Augmentation déguisée des impôts

Des déclarations publiques de membres du gouvernement ont nourri l’hypothèse de cette année blanche. «Je pense qu’il y aura une pause sur certaines dépenses», déclarait début juillet la ministre des Comptes publics, Amélie de Montchalin, dans le Figaro. C’est «une piste sur la table», a confirmé le ministre du Commerce extérieur, Laurent Saint-Martin, sur France Inter le 6 juillet. L’objectif est de réduire le déficit public, qui s’élevait à 5,8 % du PIB l’an passé et doit atteindre 4,6 % en 2026. Aucun ministre n’a précisé le périmètre envisagé pour un tel gel.

Selon l’ancien fonctionnaire François Ecalle, spécialiste des finances publiques interrogé par l’AFP, les absences de revalorisations pourraient théoriquement concerner aussi les revalorisations tarifaires des professionnels de santé ou encore les avancements de carrière automatique des fonctionnaires. Le barème de l’impôt sur le revenu ou la contribution sociale généralisée – réévalués en fonction de l’inflation – pourraient aussi être figés.

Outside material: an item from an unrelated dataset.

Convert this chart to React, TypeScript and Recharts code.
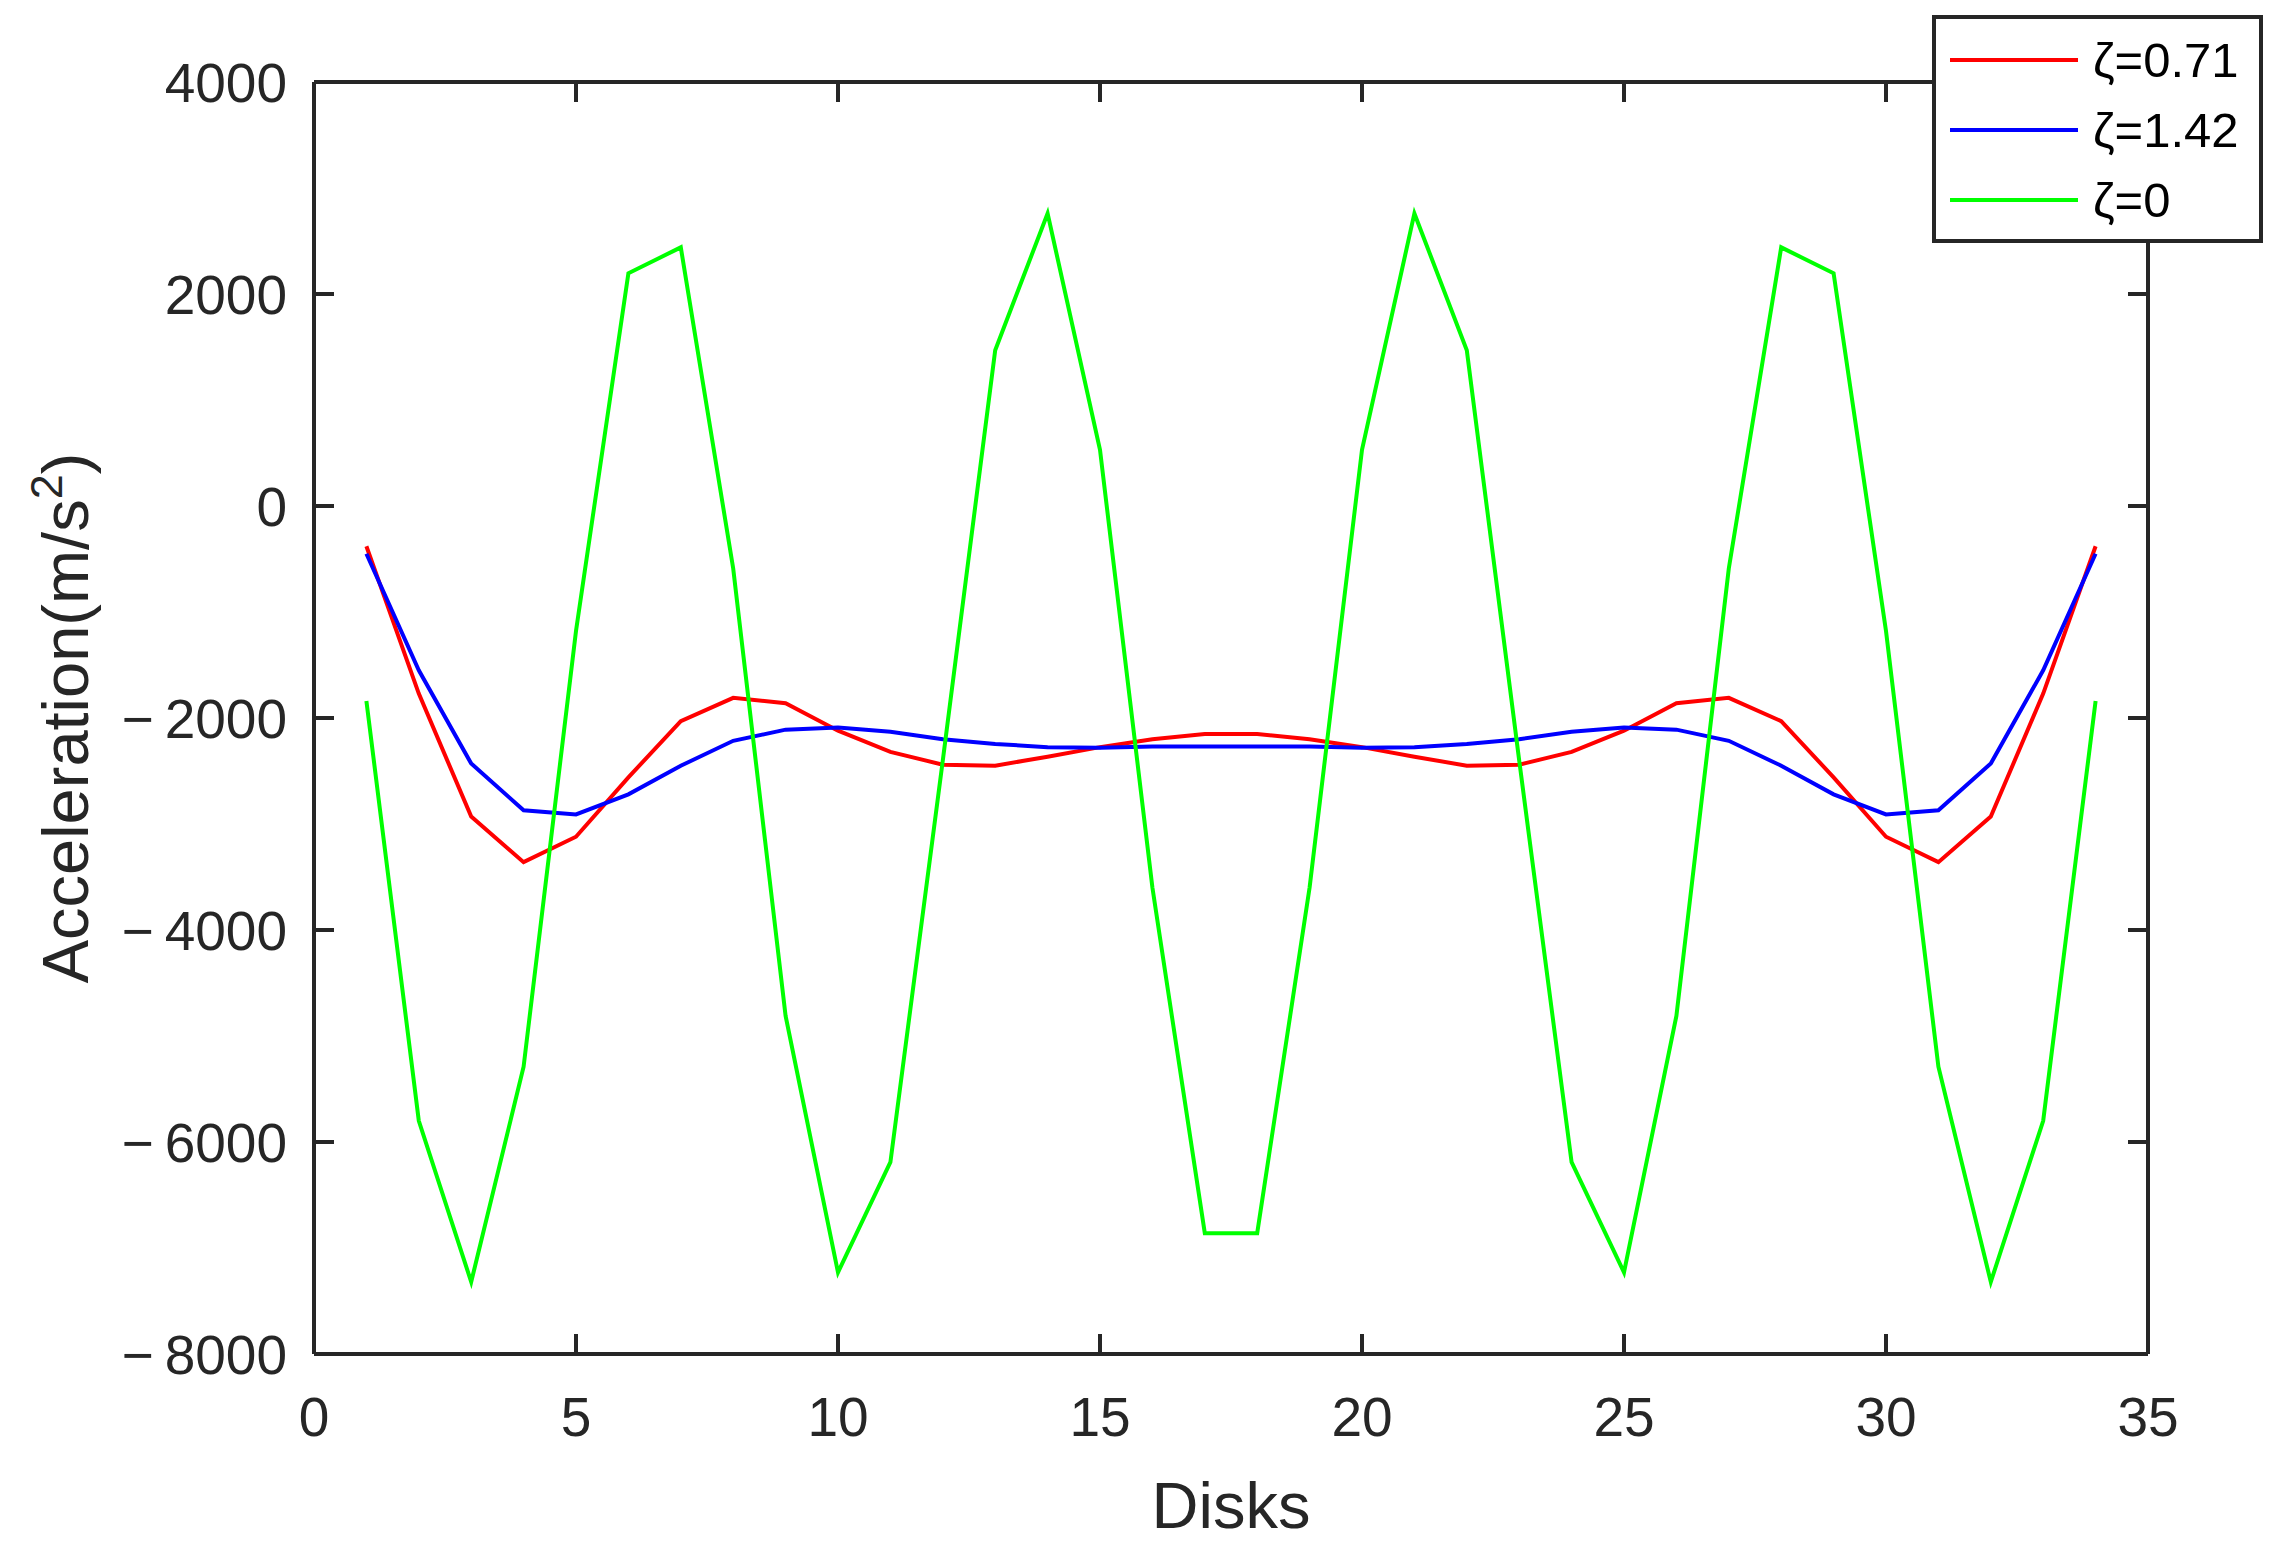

Pour ces deux derniers cas, la conséquence serait que certains ménages verraient leurs contributions augmenter et d’autres foyers, auparavant épargnés, deviendraient imposables. Il s’agirait donc d’une augmentation déguisée des impôts, bien que le gouvernement se soit longtemps fait un principe de toute hausse fiscale à l’exception des plus fortunés.

Effets récessifs

Une année blanche générale n’a jamais été mise en œuvre en France. En revanche, des gels de certaines dépenses ont plusieurs fois été décidés. Sous la présidence de François Hollande, entre 2014 et 2016, les pensions de retraite n’ont pas été revalorisées. Le point d’indice des fonctionnaires a également été gelé sur plusieurs exercices au cours des dernières années.

Le gain attendu de cette mesure pour les finances publiques est difficile à anticiper avant d’en connaître le périmètre. L’institut des politiques publiques et l’Observatoire français des conjonctures économiques ont récemment partagé des estimations proches selon lesquelles une année blanche sur les prestations permettrait d’économiser entre 5,7 et 6 milliards d’euros environ. Si l’on se concentre sur les transferts monétaires aux ménages, le gel de l’ensemble des prestations sociales indexées (dont les retraites et le chômage) rapporterait 5 milliards d’euros, et 1,2 milliard d’euros de plus grâce au gel du barème de l’impôt sur le revenu. Des estimations bien éloignées des 40 milliards d’euros d’économies recherchées par le gouvernement.

Les opposants à cette mesure mettent par ailleurs en garde contre ses effets récessifs : en entraînant une baisse de la consommation et des investissements, elle pourrait en retour pénaliser les rentrées fiscales.